WHAT IS REQUIRED: Check every line below for the string "seaborn", and copy the lines that contain it.

SOURCE RECORDS:
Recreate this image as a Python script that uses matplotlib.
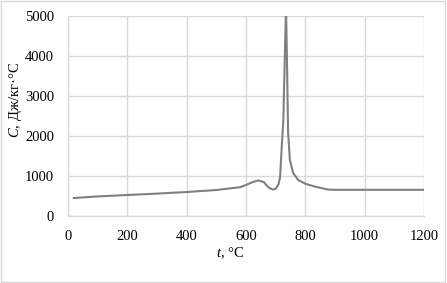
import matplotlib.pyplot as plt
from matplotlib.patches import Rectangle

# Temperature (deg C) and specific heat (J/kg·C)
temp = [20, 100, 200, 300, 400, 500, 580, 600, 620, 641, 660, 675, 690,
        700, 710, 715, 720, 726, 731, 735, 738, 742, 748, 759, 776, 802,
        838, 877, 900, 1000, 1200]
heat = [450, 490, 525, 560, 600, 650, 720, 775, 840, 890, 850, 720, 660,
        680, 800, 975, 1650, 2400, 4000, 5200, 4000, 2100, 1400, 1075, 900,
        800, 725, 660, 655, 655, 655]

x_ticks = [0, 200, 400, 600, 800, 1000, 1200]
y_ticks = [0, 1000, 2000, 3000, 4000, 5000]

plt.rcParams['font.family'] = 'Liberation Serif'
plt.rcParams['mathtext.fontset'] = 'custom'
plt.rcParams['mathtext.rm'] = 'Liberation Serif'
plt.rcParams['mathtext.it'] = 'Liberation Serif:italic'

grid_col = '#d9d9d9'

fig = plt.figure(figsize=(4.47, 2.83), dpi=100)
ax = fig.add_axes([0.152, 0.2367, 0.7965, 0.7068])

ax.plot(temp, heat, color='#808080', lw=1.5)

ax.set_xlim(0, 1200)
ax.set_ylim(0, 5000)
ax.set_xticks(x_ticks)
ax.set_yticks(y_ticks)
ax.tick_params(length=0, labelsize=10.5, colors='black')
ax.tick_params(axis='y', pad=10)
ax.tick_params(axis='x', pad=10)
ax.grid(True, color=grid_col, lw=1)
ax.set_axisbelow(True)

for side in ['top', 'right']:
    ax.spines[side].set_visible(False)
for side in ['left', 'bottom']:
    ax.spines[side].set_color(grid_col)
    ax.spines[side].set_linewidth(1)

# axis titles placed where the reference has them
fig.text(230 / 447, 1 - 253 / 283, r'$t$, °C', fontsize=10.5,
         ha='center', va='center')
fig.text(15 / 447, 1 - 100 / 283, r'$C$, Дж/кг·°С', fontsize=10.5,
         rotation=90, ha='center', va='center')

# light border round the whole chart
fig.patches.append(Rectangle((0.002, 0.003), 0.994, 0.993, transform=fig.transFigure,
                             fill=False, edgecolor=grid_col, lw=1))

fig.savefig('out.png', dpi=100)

...

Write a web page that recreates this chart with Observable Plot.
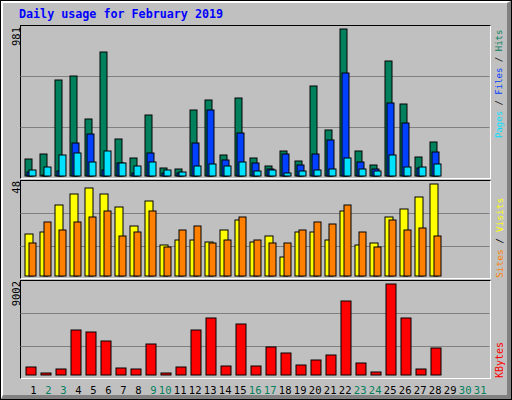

--

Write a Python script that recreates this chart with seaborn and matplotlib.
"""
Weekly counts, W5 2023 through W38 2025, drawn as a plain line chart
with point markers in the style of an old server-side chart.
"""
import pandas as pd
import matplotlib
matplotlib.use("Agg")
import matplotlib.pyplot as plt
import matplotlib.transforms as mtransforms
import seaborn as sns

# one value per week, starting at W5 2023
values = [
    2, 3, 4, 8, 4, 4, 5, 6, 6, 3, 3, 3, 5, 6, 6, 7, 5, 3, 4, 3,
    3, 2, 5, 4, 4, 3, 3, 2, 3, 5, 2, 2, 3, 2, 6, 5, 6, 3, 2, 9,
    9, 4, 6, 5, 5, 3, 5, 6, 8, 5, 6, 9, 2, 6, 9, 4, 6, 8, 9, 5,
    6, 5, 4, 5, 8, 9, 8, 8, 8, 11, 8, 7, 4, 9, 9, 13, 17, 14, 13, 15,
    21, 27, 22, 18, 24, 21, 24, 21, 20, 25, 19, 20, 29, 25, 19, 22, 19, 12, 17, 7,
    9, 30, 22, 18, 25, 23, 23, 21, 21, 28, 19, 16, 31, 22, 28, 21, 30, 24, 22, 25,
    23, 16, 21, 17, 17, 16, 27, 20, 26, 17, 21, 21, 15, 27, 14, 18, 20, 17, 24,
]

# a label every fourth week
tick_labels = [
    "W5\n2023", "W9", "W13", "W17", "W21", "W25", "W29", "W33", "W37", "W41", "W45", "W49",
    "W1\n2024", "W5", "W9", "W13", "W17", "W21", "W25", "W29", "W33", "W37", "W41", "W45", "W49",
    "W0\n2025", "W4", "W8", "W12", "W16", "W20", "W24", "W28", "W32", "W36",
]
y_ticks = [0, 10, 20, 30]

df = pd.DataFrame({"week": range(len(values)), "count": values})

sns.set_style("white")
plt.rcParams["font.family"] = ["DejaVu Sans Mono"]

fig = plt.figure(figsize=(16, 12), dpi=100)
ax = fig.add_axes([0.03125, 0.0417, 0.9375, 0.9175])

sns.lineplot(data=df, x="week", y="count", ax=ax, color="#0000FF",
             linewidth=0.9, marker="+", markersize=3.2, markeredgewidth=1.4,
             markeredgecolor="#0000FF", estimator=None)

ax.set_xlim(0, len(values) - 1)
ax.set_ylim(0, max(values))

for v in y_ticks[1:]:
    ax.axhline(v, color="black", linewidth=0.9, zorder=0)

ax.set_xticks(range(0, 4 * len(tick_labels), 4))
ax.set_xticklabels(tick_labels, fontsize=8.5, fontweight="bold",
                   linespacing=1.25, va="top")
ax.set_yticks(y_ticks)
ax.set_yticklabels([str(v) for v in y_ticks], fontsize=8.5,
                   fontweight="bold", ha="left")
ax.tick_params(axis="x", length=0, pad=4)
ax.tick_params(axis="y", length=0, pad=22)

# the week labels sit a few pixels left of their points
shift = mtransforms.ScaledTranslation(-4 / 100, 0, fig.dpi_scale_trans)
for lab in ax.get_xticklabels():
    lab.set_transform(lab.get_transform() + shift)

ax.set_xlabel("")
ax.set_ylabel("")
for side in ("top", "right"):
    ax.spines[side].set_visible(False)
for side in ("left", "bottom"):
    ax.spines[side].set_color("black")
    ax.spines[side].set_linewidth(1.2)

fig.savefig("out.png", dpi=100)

RESPONSE TO THE EXERCISE:
Write a Python script that recreates this chart with seaborn and matplotlib.
import seaborn as sns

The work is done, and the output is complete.